The Killing of Two Lovers [Review]

For as long as I can remember, slow burn independent films have held a special place in my heart. There’s something so rewarding about sitting down and watching a story take time and precision to be told until you’re left with an ending that makes you think about how everything unfolded, and ultimately gives you something to take away from the overall film. The thing I’ve found with films who structure themselves as slow burns is that the ending isn’t always in favour of what the audience would want for the characters but instead stays realistic about how things would play out in their reality. 
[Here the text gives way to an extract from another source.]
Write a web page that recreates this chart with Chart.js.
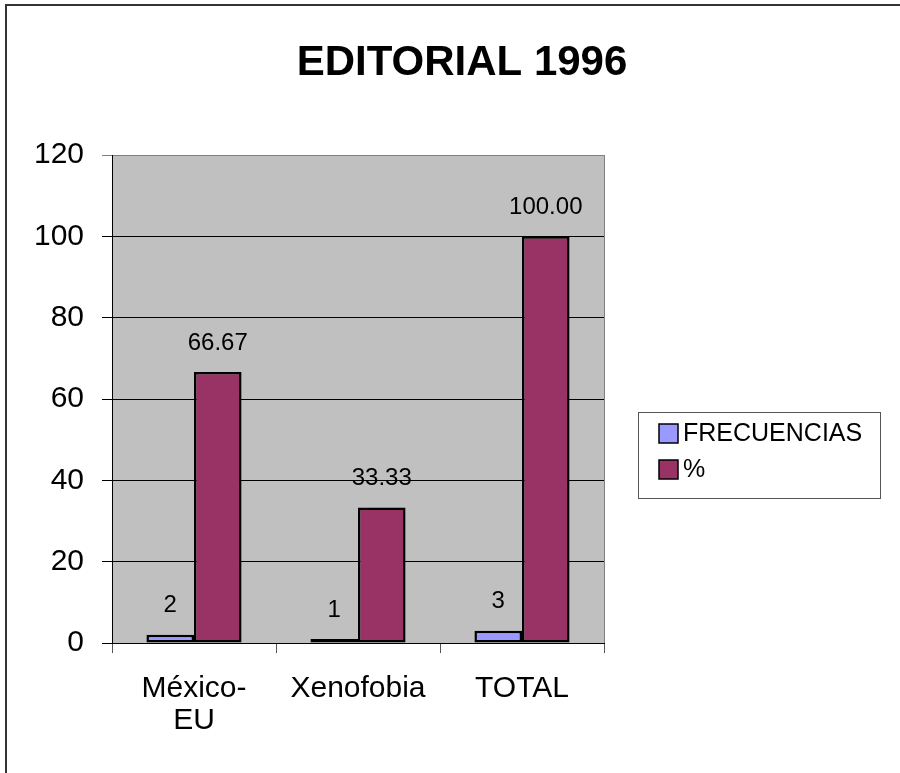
<!DOCTYPE html>
<html>
<head>
<meta charset="utf-8">
<script src="https://cdn.jsdelivr.net/npm/chart.js@4/dist/chart.umd.min.js"></script>
<style>
  html, body { margin: 0; padding: 0; background: #fff; }
  #wrap { width: 900px; height: 773px; position: relative; }
</style>
</head>
<body>
<div id="wrap"><canvas id="myChart" width="900" height="773"></canvas></div>
<script>
const categories = [['México-', 'EU'], 'Xenofobia', 'TOTAL'];
const frecuencias = [2, 1, 3];
const porcentajes = [66.67, 33.33, 100.00];
const yTicks = [0, 20, 40, 60, 80, 100, 120];

const FONT = '"Liberation Sans", Arial, sans-serif';

// frame, plot background, title, legend and value labels
const extras = {
  id: 'extras',
  beforeDraw(chart) {
    const c = chart.ctx, a = chart.chartArea;
    c.save();
    c.fillStyle = '#fff';
    c.fillRect(0, 0, chart.width, chart.height);
    c.strokeStyle = '#333';
    c.lineWidth = 2;
    c.beginPath();
    c.moveTo(6, chart.height);
    c.lineTo(6, 5);
    c.lineTo(chart.width, 5);
    c.stroke();
    c.fillStyle = '#c0c0c0';
    c.fillRect(a.left, a.top, a.right - a.left, a.bottom - a.top);
    c.restore();
  },
  afterDraw(chart) {
    const c = chart.ctx, a = chart.chartArea;
    c.save();
    // plot border on the right
    c.strokeStyle = '#808080';
    c.lineWidth = 1;
    c.beginPath();
    c.moveTo(a.right + 0.5, a.top);
    c.lineTo(a.right + 0.5, a.bottom);
    c.stroke();

    // title
    c.fillStyle = '#000';
    c.font = 'bold 42px ' + FONT;
    c.textAlign = 'center';
    c.textBaseline = 'middle';
    c.fillText('EDITORIAL 1996', 462, 63);

    // legend
    c.strokeStyle = '#555';
    c.lineWidth = 1;
    c.strokeRect(638.5, 412.5, 242, 86);
    c.font = '25px ' + FONT;
    c.textAlign = 'left';
    chart.data.datasets.forEach((ds, i) => {
      const y = 433 + i * 36;
      c.fillStyle = ds.backgroundColor;
      c.fillRect(659, y - 9, 19, 19);
      c.strokeStyle = '#000';
      c.lineWidth = 1.5;
      c.strokeRect(659, y - 9, 19, 19);
      c.fillStyle = '#000';
      c.fillText(ds.label, 683, y + 1);
    });

    // value labels
    c.font = '24px ' + FONT;
    c.textAlign = 'center';
    chart.data.datasets.forEach((ds, i) => {
      chart.getDatasetMeta(i).data.forEach((bar, j) => {
        const v = ds.data[j];
        const txt = i === 0 ? String(v) : v.toFixed(2);
        c.fillText(txt, bar.x, bar.y - 29);
      });
    });
    c.restore();
  }
};

new Chart(document.getElementById('myChart'), {
  type: 'bar',
  data: {
    labels: categories,
    datasets: [{
      label: 'FRECUENCIAS',
      data: frecuencias,
      backgroundColor: '#9999ff',
      borderColor: '#000',
      borderWidth: 2.5,
      borderSkipped: false,
      barPercentage: 1,
      categoryPercentage: 0.58
    }, {
      label: '%',
      data: porcentajes,
      backgroundColor: '#993366',
      borderColor: '#000',
      borderWidth: 2.5,
      borderSkipped: false,
      barPercentage: 1,
      categoryPercentage: 0.58
    }]
  },
  options: {
    responsive: false,
    animation: false,
    layout: { padding: { top: 155, right: 296, bottom: 0, left: 0 } },
    plugins: {
      legend: { display: false },
      title: { display: false },
      tooltip: { enabled: false }
    },
    scales: {
      y: {
        min: 0,
        max: 120,
        afterBuildTicks: (scale) => { scale.ticks = yTicks.map(v => ({ value: v })); },
        afterFit: (scale) => { scale.width = 112; },
        ticks: {
          color: '#000',
          padding: 18,
          font: { family: FONT, size: 30 }
        },
        grid: {
          color: (ctx) => ctx.tick && ctx.tick.value === 120 ? '#808080' : '#000',
          lineWidth: 1,
          tickLength: 10
        },
        border: { color: '#000', width: 1 }
      },
      x: {
        afterFit: (scale) => { scale.height = 130; },
        ticks: {
          color: '#000',
          padding: 20,
          font: { family: FONT, size: 30, lineHeight: 1.05 }
        },
        grid: {
          drawOnChartArea: false,
          color: '#555',
          tickLength: 10
        },
        border: { color: '#000', width: 1 }
      }
    }
  },
  plugins: [extras]
});
</script>
</body>
</html>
After a lot of festival buzz, I’ve finally been able to check out The Killing of Two Lovers; a slow burn drama about David, a man who is trying to keep himself as well as his family together during a separation from his wife. The biggest issue during this time is that they’ve agreed to seeing other people and David isn’t coping well with the introduction of another man into his wife’s life. Although David keeps himself composed while in front of any other character to appear in the story, behind closed doors he’s a complete mess and struggles to hold in his anger towards the situation.

It’s truly brutal to watch David balance a fine line of trying to keep his relationship hopeful with his wife without making it seem like he’s trying or pushing too hard. There’s a scene in particular where they attempt a date night that he’s planned out for the both of them, only for her to be adamant on staying close to the house in case something goes wrong with the kids. This decision comes from her after receiving a text that is most likely from her new man and it’s just so hard to watch as David holds in his sadness and continues to try for a good night. Their conversation remains mostly one sided and you can’t help but want to just jump into the scene and talk to him, filling in the silence that his wife’s created. This is a testament to how well this film is written and acted. The dialogue flows so well and the conversations feel so natural that you almost feel like you’re eavesdropping on these people. That’s sort of how I felt this entire film because of how it’s crafted. The audience is meant to feel like they are witnessing the portrait of a man’s lowest point and we shouldn’t be seeing this, but we’re invested and we can’t look away. 

What I loved most about how this was narratively told is that neither David nor his wife are the villains here. While there are moments that I found myself angry with her, I just had to remember that there is so much more context behind this relationship then what we’ve seen. Director and writer Robert Machoian doesn’t treat the audience like idiots. He doesn’t fill in every blank for us and instead throws us into a scenario that isn’t just beginning from the moment we step in, but instead has been ongoing. We don’t know how their relationship was before the film started and you can clearly tell that his wife has already checked out from this while David is clearly holding onto something that borderline no longer exists. You really feel for him and while she may at times seem like the villain after watching him try to salvage their relationship on his own, you just need to remind yourself that she didn’t flip a switch and turn on him. This has all been brewing for what seems like some time. 

When it comes to the score and editing, this sort of feels like a horror film. It’s entirely unsettling and makes you quite uneasy for most of its duration but it definitely suits the tone and stakes of the film. The idea of slowly losing your family and having another man infiltrate it is horrific, and the score heightens that by making you tense even if nothing big is happening in the moment. But between these tense moments, there’s some beautiful scenes where we get to witness David outside of his marriage and instead as a father. The way he interacts with his three young sons and teenage daughter is a highlight of the film because his character removes himself from the drama and inserts himself into the very playful and innocent world that his sons are living in. It’s a breath of fresh air from the somber mood of the story. There’s a scene in particular where he takes the kids to the park and while the younger boys are excited and having a good time, his teenage daughter is miserable and moody. The sad part is that she’s losing out on the small moments with her father that come with them living in the same house. Her time with her dad is seemingly going to be shared with her energetic younger brothers from now on. Seeing the difference between how the younger kids and her are coping is just straight up depressing, but an accurate portrayal of kids going through separation. 

As much as the direction and writing are fantastic, Clayne Crawford’s (Lethal Weapon) central performance as David is nothing short of spectacular. From the opening moments to the very last shot, he controls the screen with vulnerability and this unspoken charm. His chemistry with anyone who popped up on screen with him was undeniable and when it came to showing his dramatic chops, there was no holding back; specifically during the climax of the film where everything begins to implode. I’m even gonna go as far to say this may be one of my favourite performances in the last couple years. 

The Killing of Two Lovers is a beautiful and devastating story from start to finish. In the end, you’re left wondering if anyone even wins in this story or if it’s all just bound to go south again after its resolution. Either way, this is an indie gem that I’m glad to have gotten to watch and I can already tell this will continue to be positively received by many. Definitely do not miss this film.